Arthur Pepper's rabbit hole is the brown suede boots of his deceased wife . When he looks down them and discovers an unknown jewelry box, his life will never be the same. Widower Pepper has hidden in his apartment, still emotionally disconnected a year after his wife's death. He's lost himself in grief, the disruption of predictable habits. Hers echoed his own so how could he have had no inkling of this shiny bracelet, not her kind of thing at all--and the intriguing charms dangling from it?

They become clues to his wife's secret life before marriage. Each charm sends him on an adventure that challenges his assumptions about his wife and his notions of life. As the novel begins, Pepper's a 69 year old British pensioneer, a retired locksmith,who scarcely leaves his house. Besides his distant daugher, Lucy, visitors are few, except a neighborhood do-gooder, who leaves savory pastries on his step.

Only when Lucy tells him it's time to clear out his wife's things, does he stir himsel. Unexpectedly, he's fascinated by the charm bracelet. Pepper examines a gold elephant with a glittering green eye and finds a phone number in India. He can't resist the call and is shocked to learn his homebody wife was once a nanny in India--still beloved by the man who was once her charge.

Pepper pursues the other charms and discovers a mysterious and exciting woman, he never knew. His wife was mixed up with exotic tigers, lords with harems, a famous poet, artists, French couture and other wonderlands. Searching her out, Pepper starts to find himself. Like Alice in the room with the key, who is first too big, then too small, he has to change to enter his wife's world.
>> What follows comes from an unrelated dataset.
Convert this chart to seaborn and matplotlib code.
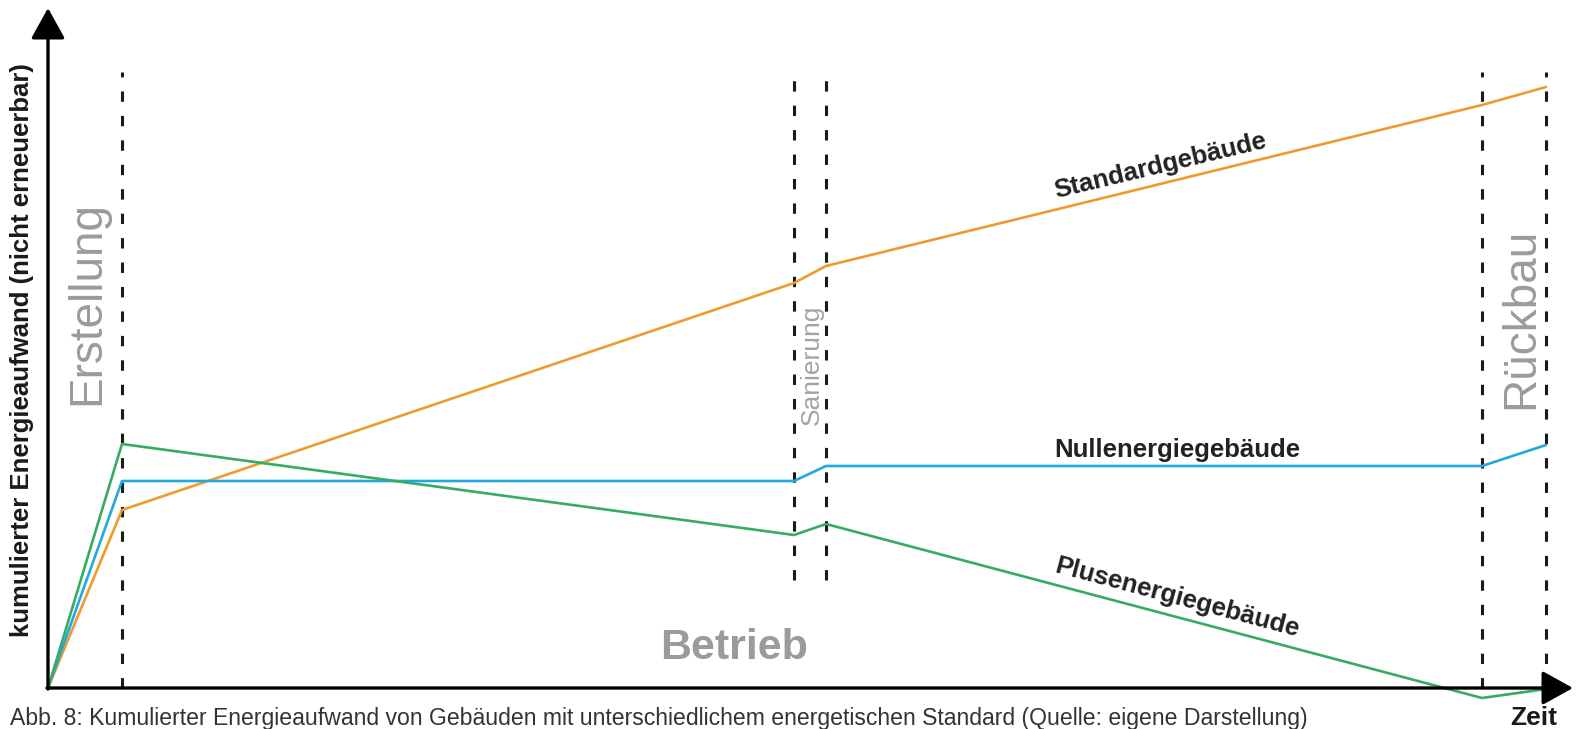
import matplotlib
matplotlib.use("Agg")
import matplotlib.pyplot as plt
import seaborn as sns
import pandas as pd

# --- data (time axis and cumulative energy, arbitrary units) ---
zeit = [0, 74, 746, 778, 1434, 1498]
standardgebaeude = [0, 178, 405, 422, 583, 601]
nullenergiegebaeude = [0, 207, 207, 222, 222, 243]
plusenergiegebaeude = [0, 244, 153, 164, -10, -1]

gebaeude_namen = ["Standardgebäude", "Nullenergiegebäude", "Plusenergiegebäude"]
farben = ["#EE9A2E", "#22A8E0", "#35AC62"]

phasen_grenzen = [74, 746, 778, 1434, 1498]
phasen_oben = [616, 618, 618, 616, 616]
phasen_unten = [0, 108, 108, 0, 0]

y_titel = "kumulierter Energieaufwand (nicht erneuerbar)"
x_titel = "Zeit"
bildunterschrift = ("Abb. 8: Kumulierter Energieaufwand von Gebäuden mit unterschiedlichem "
                    "energetischen Standard (Quelle: eigene Darstellung)")

# --- build long-form table ---
rows = []
for name, werte in zip(gebaeude_namen, [standardgebaeude, nullenergiegebaeude, plusenergiegebaeude]):
    for t, v in zip(zeit, werte):
        rows.append({"zeit": t, "energie": v, "gebaeude": name})
df = pd.DataFrame(rows)

sns.set_theme(style="white")
plt.rcParams["font.family"] = ["Liberation Sans", "DejaVu Sans"]

fig = plt.figure(figsize=(15.76, 7.29), dpi=100)
ax = fig.add_axes([0, 0, 1, 1])
ax.set_xlim(-48, 1528)
ax.set_ylim(-41, 688)
ax.axis("off")

# phase boundaries
for x, top, bot in zip(phasen_grenzen, phasen_oben, phasen_unten):
    ax.plot([x, x], [bot, top], color="#1a1a1a", lw=2.2, dashes=(3.4, 4.6), zorder=1)

sns.lineplot(data=df, x="zeit", y="energie", hue="gebaeude", hue_order=gebaeude_namen,
             palette=dict(zip(gebaeude_namen, farben)), estimator=None, sort=False,
             legend=False, lw=1.9, ax=ax, zorder=3)
for l in ax.lines:
    l.set_clip_on(False)

# axes with arrows
arrow = dict(arrowstyle="-|>,head_length=1.9,head_width=1.05", lw=2.4, color="black",
             shrinkA=0, shrinkB=0, mutation_scale=10)
ax.annotate("", xy=(0, 680), xytext=(0, -1), arrowprops=arrow, zorder=5)
ax.annotate("", xy=(1525, 0), xytext=(-1, 0), arrowprops=arrow, zorder=5)

# axis titles
ax.text(-26, 338, y_titel, rotation=90, ha="center", va="center",
        fontsize=18.5, fontweight="bold", color="#1a1a1a")
ax.text(1486, -30, x_titel, ha="center", va="center", fontsize=19,
        fontweight="bold", color="#1a1a1a")

# phase labels
grau = "#9b9b9b"
ax.text(39, 385, "Erstellung", rotation=90, ha="center", va="center",
        fontsize=33, color=grau)
ax.text(764, 323, "Sanierung", rotation=90, ha="center", va="center",
        fontsize=19, color="#a3a3a3")
ax.text(1473, 370, "Rückbau", rotation=90, ha="center", va="center",
        fontsize=33, color=grau)
ax.text(686, 40, "Betrieb", ha="center", va="center", fontsize=31,
        fontweight="bold", color=grau)

# series labels
ax.text(1112, 522, "Standardgebäude", rotation=13.5, rotation_mode="anchor",
        ha="center", va="center", fontsize=18.5, fontweight="bold", color="#222222")
ax.text(1129, 238, "Nullenergiegebäude", ha="center", va="center",
        fontsize=18.5, fontweight="bold", color="#222222")
ax.text(1129, 90, "Plusenergiegebäude", rotation=-14.9, rotation_mode="anchor",
        ha="center", va="center", fontsize=18.5, fontweight="bold", color="#222222")

# caption
ax.text(-38, -30, bildunterschrift, ha="left", va="center", fontsize=16.6, color="#333333")

fig.savefig("out.png", dpi=100, facecolor="white")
He becomes a risk-taker, an adventurer with the courage to face the unknown. Whether robbed in the Tube, facing down tigers, sheltering with a street musician, or encountering a night of Parisian romance, Pepper follows his quest. Alice drank her tea with the mad hatter amid broken clocks, Arthur Pepper embraces disconcerting unpredictable life and surprising people behind the mundane illusion of daily life. Revelation engages him.

This sweet U.K. novel of life's possibility, at any age, is much the anecdote to the ageism so prevalent in U.S. culture. Arthur Pepper, like Alice, returns to his everyday world, where everything is changed and the same. It's a happy ending with a new beginning. Novels like these two make us think about discovery and self-knowledge, no matter how tumultuous our times.